Agency boss apologises but answers in short supply
Tusla chief executive Fred McBride issued a written apology to Garda whistleblower Sgt Maurice McCabe over the "clerical error" which led to the circulation of a false sex abuse allegation against him.
The child and family agency has also launched an internal review after admitting "mistakes have been made". The results of the review are to be made public.
In a bizarre twist, Fianna Fáil TD John McGuinness told RTÉ News that the apology was delivered to Mr McCabe's next-door neighbour and subsequently passed on to the family.
The agency said it would "take whatever steps are required to ensure that nothing like it happens again".
However, answers were in short supply as to how a sexual abuse allegation was erroneously "cut and pasted" into a file about Sgt McCabe.
The agency would not say if the error had been reported to the Data Protection Commissioner, or if gardaí had been asked to determine whether or not an offence had been committed by a Tusla employee.

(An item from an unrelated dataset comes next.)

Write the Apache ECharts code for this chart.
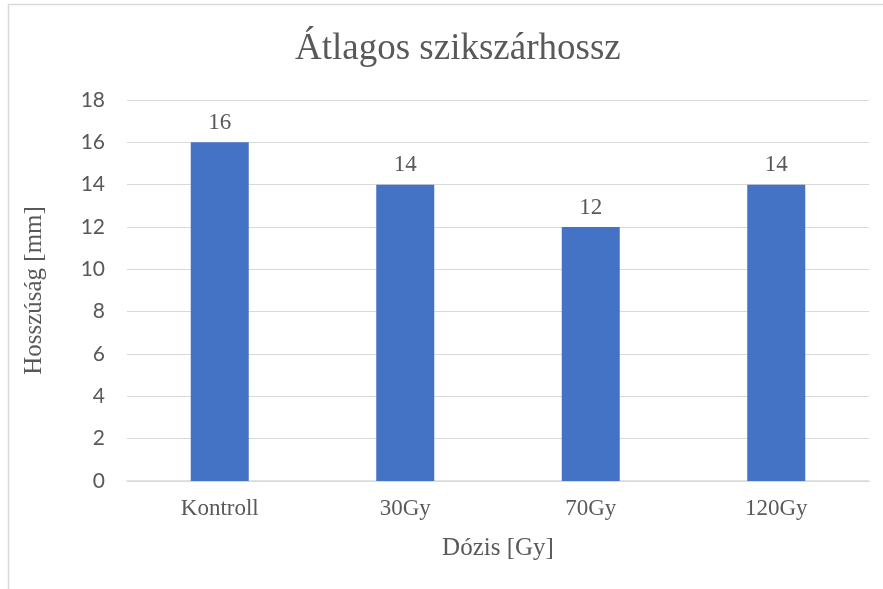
<!DOCTYPE html>
<html>
<head>
<meta charset="utf-8">
<script src="https://cdn.jsdelivr.net/npm/echarts@6/dist/echarts.min.js"></script>
<style>
  html, body { margin: 0; padding: 0; background: #fff; }
  #main { width: 883px; height: 589px; }
</style>
</head>
<body>
<div id="main"></div>
<script>
// adatok
var categories = ['Kontroll', '30Gy', '70Gy', '120Gy'];
var values = [16, 14, 12, 14];
var yTicks = [0, 2, 4, 6, 8, 10, 12, 14, 16, 18];

var serif = '"Liberation Serif", "Times New Roman", serif';
var textColor = '#595959';

var chart = echarts.init(document.getElementById('main'));
var option = {
  backgroundColor: '#fff',
  animation: false,
  graphic: [{
    type: 'rect',
    shape: { x: 8.5, y: 4.5, width: 900, height: 600 },
    style: { fill: 'none', stroke: '#d9d9d9', lineWidth: 1.5 },
    silent: true
  }],
  title: {
    text: 'Átlagos szikszárhossz',
    left: 290,
    top: 26,
    textStyle: { fontFamily: serif, fontSize: 37, fontWeight: 'normal', color: textColor }
  },
  grid: { left: 127, right: 14, top: 100, bottom: 108 },
  xAxis: {
    type: 'category',
    data: categories,
    name: 'Dózis [Gy]',
    nameLocation: 'middle',
    nameGap: 55,
    nameTextStyle: { fontFamily: serif, fontSize: 25, color: textColor },
    axisTick: { show: false },
    axisLine: { lineStyle: { color: '#d9d9d9', width: 1.5 } },
    axisLabel: { fontFamily: serif, fontSize: 23, color: textColor, margin: 16 }
  },
  yAxis: {
    type: 'value',
    min: yTicks[0],
    max: yTicks[yTicks.length - 1],
    interval: 2,
    name: 'Hosszúság [mm]',
    nameLocation: 'middle',
    nameGap: 80,
    nameRotate: 90,
    nameTextStyle: { fontFamily: serif, fontSize: 25, color: textColor },
    axisLine: { show: false },
    axisTick: { show: false },
    splitLine: { lineStyle: { color: '#d9d9d9', width: 1 } },
    axisLabel: { fontFamily: 'Lato, "Open Sans", sans-serif', fontSize: 21, color: textColor, margin: 22 }
  },
  series: [{
    type: 'bar',
    data: values,
    barWidth: 58,
    itemStyle: { color: '#4472c4' },
    label: {
      show: true,
      position: 'top',
      distance: 8,
      fontFamily: serif,
      fontSize: 23,
      color: textColor
    }
  }]
};
chart.setOption(option);
</script>
</body>
</html>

It also declined to provide details of the "mistakes" it referred to in a statement expressing regret.
Mr McBride said he had issued a written apology and had offered to meet Sgt McCabe personally to explain what had happened. Mr McBride denied that Tusla had been involved in any sort of collusion with gardaí on the issue. He said he had absolutely no evidence to suggest that this was the case.
Mr McBride also said Tusla had passed information to the Department of Children last month, within days of becoming aware the error had been made.
In a statement, the agency said it was prohibited from commenting on individual cases due to data protection and Constitutional rights.
"Taking an overall view of this situation, however, it is clear to us that mistakes have been made. On this basis, we have commenced an internal review and will co-operate fully with any Commission of Inquiry if requested," it said. "Although we cannot comment on the details of this individual case, we can confirm that we are in the process of apologising fully to the individual involved.
"It is important to note that when we receive allegations from a child, or from an adult reflecting on when they were a child, that we are obliged to carry out a complete assessment.
"We also accept that because of the nature and complexity of these situations, the systems and processes involved in doing this need to be extremely robust.
"In this case, it appears there were some failures and these are the subject of our internal review, the conclusions of which will be made public."